Я хмыкнул. После похода через Границу на Топи страх перед аномалиями притупился, как старый нож. Если раньше я боялся даже до ветрянки дойти, то теперь что-то поменялось в сознании. Да, Зона опасна везде, но есть места, насыщенные аномалиями, а есть спокойные дорожки и пути.
Военный же понял по-своему мое хмыканье:
– Что боец, страшно? Понимаю. Так вот, нашли мы его, и не просто разорванный труп… Вокруг него земля была усыпана трупами собак, словно их со всей Зоны собрали, а этот сталкер их методично положил. Пацаны потом посчитали, сколько голов он разнес. Вышло больше пятнадцати. Исключительно выстрелами в голову!
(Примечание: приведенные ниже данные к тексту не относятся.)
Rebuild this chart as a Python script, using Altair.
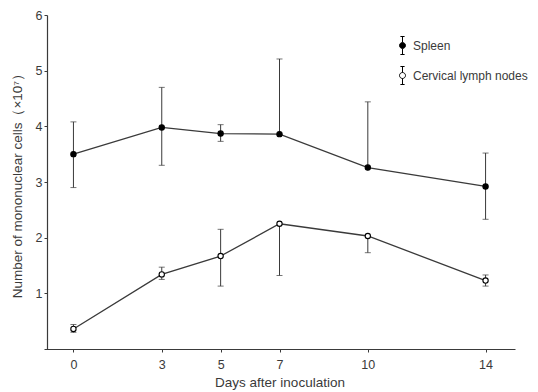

– Порвали его сильно? – спросил начмед.
– Смотря с чем сравнить. Обычно ребра да хребет остаются от сталкера. А тут и Всплеск помешал, да и умер мужик, не опустив руки. Вскрыл ножом много тварей, а самого здорового, – он показал ладонью от земли холку зверя: получилось ему почти по грудь, – он ножом выпотрошил, как селедку на кухне. Однако зверь его все равно достал, в горло вцепился. Еле зубы разжали…
Я вспомнил, как рассказывал Трофимычу про мёртвую собаку, которая встретилась мне по дороге в Зону. А он в ответ показывал татуировку на своей кисти – голову собаки. Как иногда все связано, скручено Зоной в одну цепь.
– Настоящий был мужик, – внезапно закончил рассказ начальник патруля.
Я от такого перескока мыслей аж вздрогнул. Начмед уловил в этом сумбурном рассказе другую информацию.
– Получается, он отстреливался до последнего патрона, но не сдал позицию. А потом вступил в бой с ножом?
– Получается, так.
– А ты не помнишь, череп разбитый у сталкера?
– Да помню, чего не помнить. Не каждый день такое случается. Разбит был, однозначно, – сказал начальник патруля. – Но не свежая рана, нет. Тряпкой обмотана голова была, но повязка, видно, уже давнишняя была. Грязная, пропитанная кровью. Горло перегрызли, ноги-руки погрызли, из-за схватки с вожаком до головы сталкера псы не добрались. Да и Всплеск подоспел, накрыл всех, как ядерной бомбой.
Я кивнул, медленно и уверенно:
– Как я и писал в объяснительной. Трофимыч остался сам, а удар по голове ему нанес урка по кличке Чес. Еще тут, в схроне на колхозе. От удара Борис ослеп на левый глаз, появилась головная боль, слабость в левой половине тела…
Начмед мгновенно собрал перечисленное мной в диагноз.
– Понял. Теперь я все понял. – Он встал и сказал начальнику патруля: – Спасибо за могилку и крест. Трофимыч заслужил это.
– Хватит там стоять! Холодно на ветру! – Махлюков даже попрыгал на месте, стараясь согреться.